In $\Delta ABC$, which is circumscribed by a circle ,$\angle A={45}^{\circ }$, BC =6 cm. What is the diameter of the circumcircle?

Answer 1

Draw BD as diameter passing through center O and join DC.

$\angle BDC={45}^{\circ }$ (Angle formed by same segment BC)

$\angle BCD={90}^{\circ }$ (diameter BD subtends ${90}^{\circ }$ at circumference C.)

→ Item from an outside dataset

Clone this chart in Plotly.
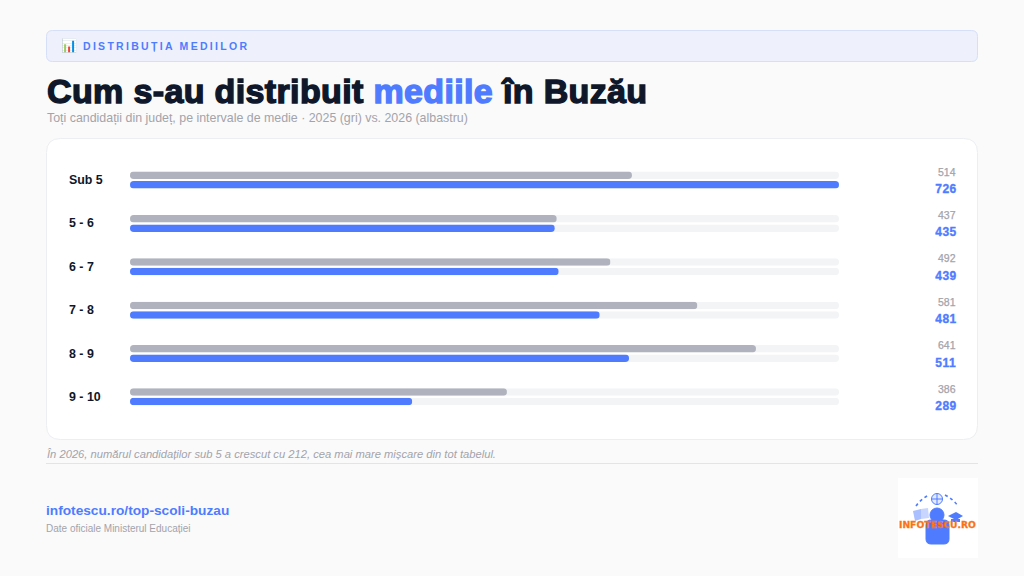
import plotly.graph_objects as go

categories = ["Sub 5", "5 - 6", "6 - 7", "7 - 8", "8 - 9", "9 - 10"]
values_2025 = [514, 437, 492, 581, 641, 386]
values_2026 = [726, 435, 439, 481, 511, 289]

W, H = 1024, 576
FONT = "Liberation Sans"
BLUE = "#4f7cff"
GREY = "#b0b3bd"
TRACK = "#f3f4f6"
DARK = "#0f172a"
MUTED = "#a3a3ab"

def px(x): return x / W
def py(y): return 1 - y / H

def rrect(x0, y0, x1, y1, r):
    return (f"M{px(x0+r)},{py(y0)} L{px(x1-r)},{py(y0)} Q{px(x1)},{py(y0)} {px(x1)},{py(y0+r)} "
            f"L{px(x1)},{py(y1-r)} Q{px(x1)},{py(y1)} {px(x1-r)},{py(y1)} L{px(x0+r)},{py(y1)} "
            f"Q{px(x0)},{py(y1)} {px(x0)},{py(y1-r)} L{px(x0)},{py(y0+r)} Q{px(x0)},{py(y0)} {px(x0+r)},{py(y0)} Z")

def panel(x0, y0, x1, y1, r, fill, line, lw=1):
    return dict(type="path", xref="paper", yref="paper", path=rrect(x0, y0, x1, y1, r),
                fillcolor=fill, line=dict(color=line, width=lw), layer="below")

def txt(x, y, text, size, color, bold=False, italic=False, anchor="left", family=FONT):
    return dict(xref="paper", yref="paper", x=px(x), y=py(y), text=text, showarrow=False,
                xanchor=anchor, yanchor="middle", align=anchor, borderpad=0, borderwidth=0,
                font=dict(family=family, size=size, color=color,
                          weight=700 if bold else 400, style="italic" if italic else "normal"))

fig = go.Figure()
ROW = 43.35
CENTER = 180.1
top, bottom = CENTER - ROW / 2, CENTER + 5.5 * ROW
bar_w = 7.5 / ROW
track_x = [max(values_2026)] * len(categories)
g_off = -4.75 / ROW - bar_w / 2
b_off = 4.75 / ROW - bar_w / 2
for xs, off, col in [(track_x, g_off, TRACK), (track_x, b_off, TRACK),
                     (values_2025, g_off, GREY), (values_2026, b_off, BLUE)]:
    fig.add_bar(y=categories, x=xs, orientation="h", width=[bar_w] * len(categories),
                offset=off, marker=dict(color=col, line=dict(width=0)),
                hoverinfo="skip", showlegend=False)

ann = [
    txt(61, 45.5, "📊", 13, BLUE),
    txt(83, 45.5, "DISTRIBUȚIA MEDIILOR", 10.5, BLUE, bold=True),
    txt(47, 91, f"Cum s-au distribuit <span style='color:{BLUE}'>mediile</span> în Buzău", 34, DARK, bold=True),
    txt(47, 118, "Toți candidații din județ, pe intervale de medie · 2025 (gri) vs. 2026 (albastru)", 12.4, MUTED),
    txt(47, 454, "În 2026, numărul candidaților sub 5 a crescut cu 212, cea mai mare mișcare din tot tabelul.", 11.2, MUTED, italic=True),
    txt(46, 510, "infotescu.ro/top-scoli-buzau", 13.7, BLUE, bold=True),
    txt(46, 528, "Date oficiale Ministerul Educației", 10, MUTED),
]
for c, a, b in zip(categories, values_2025, values_2026):
    ann.append(dict(xref="paper", yref="y", x=px(68), y=c, text=c, showarrow=False, xanchor="left",
                    borderpad=0, font=dict(family=FONT, size=12.4, color=DARK, weight=700)))
    ann.append(dict(xref="paper", yref="y", x=px(957), y=c, yshift=8.3, text=str(a), showarrow=False,
                    xanchor="right", borderpad=0, font=dict(family=FONT, size=10.5, color=MUTED, weight=400)))
    ann.append(dict(xref="paper", yref="y", x=px(957), y=c, yshift=-9, text=str(b), showarrow=False,
                    xanchor="right", borderpad=0, font=dict(family=FONT, size=12, color=BLUE, weight=700)))

# logo drawn from simple shapes and text
ann.append(txt(937.5, 524, "INFOTESCU.RO", 9.2, "#f97316", bold=True, anchor="center", family="DejaVu Sans"))
LB = "#4f7cff"
def poly(pts, fill):
    d = "M" + " L".join(f"{px(x)},{py(y)}" for x, y in pts) + " Z"
    return dict(type="path", xref="paper", yref="paper", path=d, fillcolor=fill, line=dict(width=0), layer="below")
def circ(cx, cy, r, fill, line=None):
    return dict(type="circle", xref="paper", yref="paper", x0=px(cx - r), x1=px(cx + r), y0=py(cy + r), y1=py(cy - r),
                fillcolor=fill, line=dict(color=line or fill, width=1), layer="below")
def seg(x0, y0, x1, y1, w=1, col=LB):
    return dict(type="line", xref="paper", yref="paper", x0=px(x0), x1=px(x1), y0=py(y0), y1=py(y1),
                line=dict(color=col, width=w), layer="below")
shapes = [
    panel(46.5, 30.5, 977.5, 61.5, 6, "#eef1fb", "#d6dffa"),
    panel(46.5, 138.5, 977.5, 439.5, 14, "#ffffff", "#eceef1"),
    dict(type="line", xref="paper", yref="paper", x0=px(46), x1=px(978), y0=py(463.5), y1=py(463.5),
         line=dict(color="#e3e4e8", width=1), layer="below"),
    dict(type="rect", xref="paper", yref="paper", x0=px(898), x1=px(978), y0=py(558), y1=py(478),
         fillcolor="#ffffff", line=dict(width=0), layer="below"),
    circ(937, 499, 5.5, "#e3eaff", LB),
    seg(931.5, 499, 942.5, 499), seg(937, 493.5, 937, 504.5),
    circ(937, 515, 7, LB),
    panel(926, 520, 949, 544, 5, LB, LB),
    poly([(913, 511), (921, 509), (921, 519), (915, 521)], "#a9bfff"),
    poly([(921, 509), (928, 508), (929, 518), (921, 519)], "#c7d5ff"),
    poly([(948, 516), (956, 512), (963, 516), (956, 520)], "#4f7cff"),
    poly([(951, 519), (960, 519), (960, 522), (951, 522)], "#4f7cff"),
    dict(type="path", xref="paper", yref="paper",
         path=f"M{px(916)},{py(506)} Q{px(921)},{py(499)} {px(929)},{py(495)}",
         line=dict(color=LB, width=1.6, dash="3px,3px"), layer="below"),
    dict(type="path", xref="paper", yref="paper",
         path=f"M{px(945)},{py(495)} Q{px(953)},{py(499)} {px(958)},{py(506)}",
         line=dict(color=LB, width=1.6, dash="3px,3px"), layer="below"),
]

fig.update_layout(
    width=W, height=H, margin=dict(l=0, r=0, t=0, b=0),
    paper_bgcolor="#fafafa", plot_bgcolor="rgba(0,0,0,0)",
    barmode="overlay",
    xaxis=dict(domain=[px(130), px(839)], range=[0, max(values_2026)], visible=False, fixedrange=True),
    yaxis=dict(domain=[py(bottom), py(top)], type="category", categoryorder="array", categoryarray=categories,
               autorange="reversed", visible=False, fixedrange=True),
    annotations=ann, shapes=shapes,
)

post = """
document.documentElement.style.margin='0';document.body.style.margin='0';document.body.style.overflow='hidden';
document.querySelectorAll('.bars .point path').forEach(function(p){p.style.clipPath='inset(0 round 3.75px)';});
document.querySelectorAll('.annotation-text').forEach(function(t){
  var s=t.textContent;
  if(s.indexOf('DISTRIBU')===0){t.style.letterSpacing='2.3px';}
  if(s.indexOf('INFOTESCU')===0){t.style.stroke='#f97316';t.style.strokeWidth='0.3px';}
  if(s.indexOf('Cum s-au')===0){t.style.letterSpacing='0.36px';
    var col=[t].concat(Array.from(t.querySelectorAll('tspan')));
    col.forEach(function(e){var f=e.style.fill; if(f){e.style.stroke=f;} e.style.strokeWidth='1.4px';});}
  if(['726','435','439','481','511','289'].indexOf(s)>=0){t.style.stroke='#4f7cff';t.style.strokeWidth='0.35px';t.style.letterSpacing='0.5px';}
  if(['514','437','492','581','641','386'].indexOf(s)>=0){t.style.stroke='#a3a3ab';t.style.strokeWidth='0.25px';}
});
"""
fig.write_html("out.html", post_script=post, config={"displayModeBar": False})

Now, in triangle BDC, angles are ${45}^{\circ },{45}^{\circ }{90}^{\circ }$

Hence, ratio of sides of triangle BDC will be $1:1:\sqrt{2}$

corresponding side of triangle can be calculated as

$\Rightarrow \sin \left(45\right):\sin \left(45\right):\sin \left(90\right)$

$\Rightarrow \frac{1}{\sqrt{2}}:\frac{1}{\sqrt{2}}:1$

$\Rightarrow 1:1:\sqrt{2}$

$\begin{array}{ccccc}{45}^{\circ }& & {45}^{\circ }& & {90}^{\circ }\\ 1& :& 1& :& \sqrt{2}\\ BC& & CD& & BD\\ \downarrow & & \downarrow & & \downarrow \\ 6& & 6& & 6\sqrt{2}\end{array}$

So, diameter $BD=6\sqrt{2}cm$